State_Main_CastIron = main_castiron
State_Main_Usteel = main_usteel
State_Main_Psteel = main_psteel
State_Main_Plastic = main_plastic
State_Serv_Usteel = serv_usteel
State_Serv_Psteel = serv_psteel
State_Serv_Plastic = serv_plastic
State_Serv_Copper = serv_copper
State_MR_Above = stations_above_state
State_MR_Below = stations_below_state
State_Residential = res_counts
State_CommIndu = indcom_counts
State_Meter = main_castiron + main_usteel + main_psteel + main_plastic

Map_population = pop_den_map*area_map

#### 4.1.2. Allocate National EPA Emissions to the State-Level
Allocation based on state-level pipeline mileage (PHMSA), leak volume (EIA), and station counts (PHMSA-corrected GHGRP data)

In [None]:
# Calculate state-level emissions from all pieline types, service and metering stations, and leak losses.
# Emissions are calculated as a running sum of the as the national emissions, weighted a) by the pipeline
# mileage in each state relative to the national total (by type and for all types), by b) the number of service/metering 
# stations in each state relative to the national total, and by c) the leak volume in each state relative
# to the national total.
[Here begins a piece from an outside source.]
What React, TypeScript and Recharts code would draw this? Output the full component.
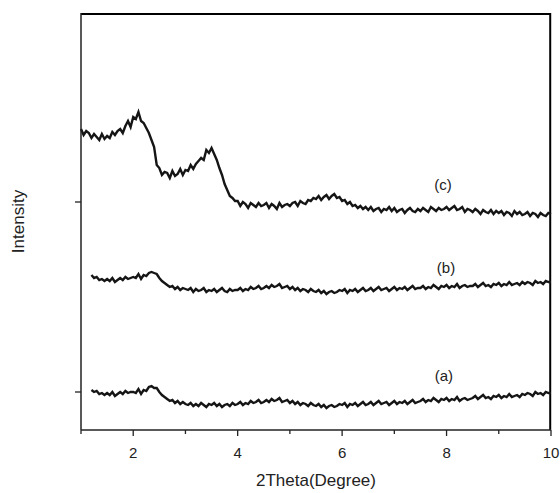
import React from 'react';
import {
  LineChart, Line, XAxis, YAxis, ReferenceDot, ReferenceLine,
} from 'recharts';

// 2θ sampling grid (degree)
const theta = [
  1, 1.05, 1.1, 1.15, 1.2, 1.25, 1.3, 1.35, 1.4, 1.45,
  1.5, 1.55, 1.6, 1.65, 1.7, 1.75, 1.8, 1.85, 1.9, 1.95,
  2, 2.05, 2.1, 2.15, 2.2, 2.25, 2.3, 2.35, 2.4, 2.45,
  2.5, 2.55, 2.6, 2.65, 2.7, 2.75, 2.8, 2.85, 2.9, 2.95,
  3, 3.05, 3.1, 3.15, 3.2, 3.25, 3.3, 3.35, 3.4, 3.45,
  3.5, 3.55, 3.6, 3.65, 3.7, 3.75, 3.8, 3.85, 3.9, 3.95,
  4, 4.05, 4.1, 4.15, 4.2, 4.25, 4.3, 4.35, 4.4, 4.45,
  4.5, 4.55, 4.6, 4.65, 4.7, 4.75, 4.8, 4.85, 4.9, 4.95,
  5, 5.05, 5.1, 5.15, 5.2, 5.25, 5.3, 5.35, 5.4, 5.45,
  5.5, 5.55, 5.6, 5.65, 5.7, 5.75, 5.8, 5.85, 5.9, 5.95,
  6, 6.05, 6.1, 6.15, 6.2, 6.25, 6.3, 6.35, 6.4, 6.45,
  6.5, 6.55, 6.6, 6.65, 6.7, 6.75, 6.8, 6.85, 6.9, 6.95,
  7, 7.05, 7.1, 7.15, 7.2, 7.25, 7.3, 7.35, 7.4, 7.45,
  7.5, 7.55, 7.6, 7.65, 7.7, 7.75, 7.8, 7.85, 7.9, 7.95,
  8, 8.05, 8.1, 8.15, 8.2, 8.25, 8.3, 8.35, 8.4, 8.45,
  8.5, 8.55, 8.6, 8.65, 8.7, 8.75, 8.8, 8.85, 8.9, 8.95,
  9, 9.05, 9.1, 9.15, 9.2, 9.25, 9.3, 9.35, 9.4, 9.45,
  9.5, 9.55, 9.6, 9.65, 9.7, 9.75, 9.8, 9.85, 9.9, 9.95,
  10,
];

// intensity (arb. units)
const curveA = [
  null, null, null, null, 40, 38, 39, 36, 37, 35,
  37, 35, 38, 34, 36, 38, 36, 39, 37, 38,
  38, 37, 41, 36, 40, 39, 43, 44, 42, 42,
  38, 35, 33, 31, 29, 30, 27, 29, 26, 28,
  26, 25, 27, 24, 26, 24, 27, 25, 23, 26,
  25, 27, 24, 26, 23, 25, 26, 24, 27, 25,
  26, 28, 25, 27, 26, 29, 27, 28, 30, 27,
  28, 30, 28, 31, 29, 30, 32, 28, 29, 30,
  27, 29, 26, 28, 25, 27, 26, 24, 27, 25,
  24, 26, 23, 25, 22, 24, 25, 23, 24, 26,
  25, 27, 23, 26, 25, 27, 24, 26, 28, 25,
  26, 28, 25, 27, 29, 26, 27, 28, 25, 27,
  29, 26, 28, 27, 29, 26, 28, 30, 27, 28,
  29, 31, 28, 30, 29, 32, 30, 28, 31, 30,
  32, 29, 31, 30, 33, 29, 31, 32, 30, 31,
  32, 34, 31, 33, 35, 32, 33, 31, 34, 33,
  35, 32, 34, 33, 36, 33, 34, 35, 33, 36,
  35, 37, 36, 34, 38, 36, 37, 35, 38, 37,
  37,
];

const curveB = [
  null, null, null, null, 155, 152, 153, 150, 151, 149,
  151, 149, 152, 148, 150, 152, 150, 153, 151, 152,
  153, 152, 156, 151, 155, 154, 157, 158, 157, 156,
  152, 149, 147, 145, 143, 144, 141, 143, 140, 142,
  141, 140, 142, 138, 141, 139, 140, 142, 138, 140,
  139, 141, 138, 140, 142, 139, 138, 141, 139, 140,
  140, 142, 139, 141, 140, 143, 141, 142, 144, 141,
  142, 144, 142, 145, 143, 144, 146, 142, 143, 144,
  141, 143, 140, 142, 139, 141, 140, 138, 141, 139,
  138, 140, 137, 139, 136, 138, 139, 137, 138, 140,
  139, 141, 137, 140, 139, 141, 138, 140, 142, 139,
  140, 142, 139, 141, 143, 140, 141, 142, 139, 141,
  143, 140, 142, 141, 143, 140, 142, 144, 141, 142,
  142, 144, 141, 143, 142, 145, 143, 141, 144, 143,
  145, 142, 144, 143, 146, 142, 144, 145, 143, 144,
  144, 146, 143, 145, 147, 144, 145, 143, 146, 145,
  147, 144, 146, 145, 148, 145, 146, 147, 145, 148,
  146, 148, 147, 145, 149, 147, 148, 146, 149, 148,
  148,
];

const curveC = [
  301, 295, 299, 297, 292, 296, 293, 290, 296, 291,
  294, 292, 298, 295, 299, 301, 297, 304, 309, 303,
  313, 311, 318, 309, 307, 302, 297, 290, 283, 265,
  262, 255, 258, 257, 252, 259, 254, 256, 261, 255,
  260, 259, 265, 261, 266, 269, 272, 270, 280, 277,
  282, 276, 270, 262, 255, 246, 240, 234, 232, 229,
  229, 224, 228, 226, 222, 227, 225, 223, 227, 224,
  225, 227, 222, 226, 224, 221, 227, 223, 225, 226,
  224, 227, 228, 224, 229, 227, 226, 230, 229, 232,
  231, 234, 230, 233, 235, 231, 234, 236, 232, 233,
  229, 230, 226, 228, 224, 225, 222, 224, 221, 223,
  220, 223, 219, 221, 222, 218, 221, 220, 223, 219,
  222, 218, 220, 221, 217, 220, 222, 219, 218, 221,
  219, 222, 220, 218, 223, 221, 219, 222, 220, 221,
  223, 220, 222, 224, 220, 221, 223, 218, 221, 220,
  218, 221, 219, 216, 220, 218, 217, 220, 216, 219,
  217, 219, 215, 218, 217, 214, 219, 216, 218, 215,
  216, 218, 214, 217, 216, 213, 217, 215, 214, 217,
  216,
];

const xTicks = [1, 2, 3, 4, 5, 6, 7, 8, 9, 10];
const yTicks = [38, 228];

const curveNames = ['(a)', '(b)', '(c)'];
const nameTheta = [7.95, 7.99, 7.93];
const nameLevel = [54, 162, 245];

const FONT = '"Liberation Sans", Arial, sans-serif';
const INK = '#222';
const W = 560;
const H = 493;
const M = { top: 13, right: 9, bottom: 0, left: 0 };

const chartData = theta.map((t, i) => ({
  theta: t,
  a: curveA[i],
  b: curveB[i],
  c: curveC[i],
}));

const ThetaTick = (props: any) => {
  const { x, y, payload } = props;
  const major = payload.value % 2 === 0;
  return (
    <g>
      <line x1={x} x2={x} y1={y} y2={y + (major ? 6 : 4)} stroke={INK} strokeWidth={1.3} />
      {major && (
        <text x={x} y={y + 28} textAnchor="middle" fontSize={15} fontFamily={FONT} fill={INK}>
          {payload.value}
        </text>
      )}
    </g>
  );
};

const XTitle = (props: any) => {
  const vb = props.viewBox;
  return (
    <text x={vb.x + vb.width / 2} y={486} textAnchor="middle" fontSize={17} fontFamily={FONT} fill={INK}>
      2Theta(Degree)
    </text>
  );
};

const YTitle = (props: any) => {
  const vb = props.viewBox;
  const cy = vb.y + vb.height / 2;
  return (
    <text x={24} y={cy} transform={`rotate(-90, 24, ${cy})`} textAnchor="middle" fontSize={17} fontFamily={FONT} fill={INK}>
      Intensity
    </text>
  );
};

export default function App() {
  return (
    <div style={{ position: 'absolute', left: 0, top: 0, width: W, height: H, background: '#fff' }}>
      <LineChart width={W} height={H} data={chartData} margin={M}>
        <XAxis
          dataKey="theta"
          type="number"
          domain={[1, 10]}
          ticks={xTicks}
          height={63}
          tickSize={0}
          tickMargin={0}
          tickLine={false}
          tick={<ThetaTick />}
          axisLine={{ stroke: INK, strokeWidth: 1.5 }}
          label={<XTitle />}
        />
        <YAxis
          type="number"
          domain={[0, 417]}
          ticks={yTicks}
          width={81}
          tickFormatter={() => ''}
          tickSize={6}
          tickLine={{ stroke: INK, strokeWidth: 1.3 }}
          axisLine={{ stroke: INK, strokeWidth: 1.5 }}
          label={<YTitle />}
        />
        {/* frame: top and right edges, drawn a hair inside the plot box */}
        <ReferenceLine y={416} stroke="#000" strokeWidth={2} />
        <ReferenceLine x={9.985} stroke="#000" strokeWidth={2} />
        {['a', 'b', 'c'].map((key) => (
          <Line
            key={key}
            type="linear"
            dataKey={key}
            stroke="#151515"
            strokeWidth={2.4}
            dot={false}
            activeDot={false}
            isAnimationActive={false}
          />
        ))}
        {curveNames.map((name, i) => (
          <ReferenceDot
            key={name}
            x={nameTheta[i]}
            y={nameLevel[i]}
            r={0}
            stroke="none"
            fill="none"
            label={{ value: name, position: 'center', fontSize: 15, fontFamily: FONT, fill: INK }}
          />
        ))}
      </LineChart>
    </div>
  );
}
Emissions in kt

DEBUG =1

# Data here are from the:
# 1) most recent EPA GHGI (emi_main_[type], emi_serv_[type], emi_mr_[above/below], emi_leak, emi_meter, )
# 2) yearly EIA leak loss volume data (leakvolume)
# 3) pre-2015 and more recent GHGRP data, scaled by PHMSA data (stations_[below/above]_state)
# 4) most recent PHMSA pipeline milaege data (main_[type], serv_[type])
# also note that national emissions are retained for groups that do not have state proxies identified in the mapping file
# and are later gridded in the next step
for igroup in np.arange(0,len(proxy_dist_map)):
    vars()['State_'+proxy_dist_map.loc[igroup,'GHGI_Emi_Group']] = np.zeros([len(State_ANSI),num_years])
    vars()['NonState_'+proxy_dist_map.loc[igroup,'GHGI_Emi_Group']] = np.zeros([num_years])
        
#Loop over years
for iyear in np.arange(num_years):
    #Loop over states
    for istate in np.arange(len(State_ANSI)):
        for igroup in np.arange(0,len(proxy_dist_map)):    
            if proxy_dist_map.loc[igroup,'State_Proxy_Group'] != '-':
                vars()['State_'+proxy_dist_map.loc[igroup,'GHGI_Emi_Group']][istate,iyear] = vars()[proxy_dist_map.loc[igroup,'GHGI_Emi_Group']][iyear] * \
                    data_fn.safe_div(vars()[proxy_dist_map.loc[igroup,'State_Proxy_Group']][istate,iyear], np.sum(vars()[proxy_dist_map.loc[igroup,'State_Proxy_Group']][:,iyear]))
            else:
                vars()['NonState_'+proxy_dist_map.loc[igroup,'GHGI_Emi_Group']][iyear] = vars()[proxy_dist_map.loc[igroup,'GHGI_Emi_Group']][iyear]
                
# Check sum of all gridded emissions + emissions not included in gridding (e.g., AK), and other non-gridded areas
print('QA/QC #1: Check weighted emissions against GHGI')   
for iyear in np.arange(0,num_years):
    summary_emi = EPA_emi_total_NG_CH4.iloc[4,iyear+1]
    calc_emi = 0
    for igroup in np.arange(0,len(proxy_dist_map)):
        calc_emi +=  np.sum(vars()['State_'+proxy_dist_map.loc[igroup,'GHGI_Emi_Group']][:,iyear])+\
            vars()['NonState_'+proxy_dist_map.loc[igroup,'GHGI_Emi_Group']][iyear] #np.sum(Emissions[:,iyear]) + Emissions_nongrid[iyear] + Emissions_nonstate[iyear]
    if DEBUG==1:
        print(summary_emi)
        print(calc_emi)
    diff = abs(summary_emi-calc_emi)/((summary_emi+calc_emi)/2)
    if diff < 0.0002:
        print('Year ', year_range[iyear], ': PASS, difference < 0.01%')
    else:
        print('Year ', year_range[iyear], ': FAIL -- Difference = ', diff*100,'%')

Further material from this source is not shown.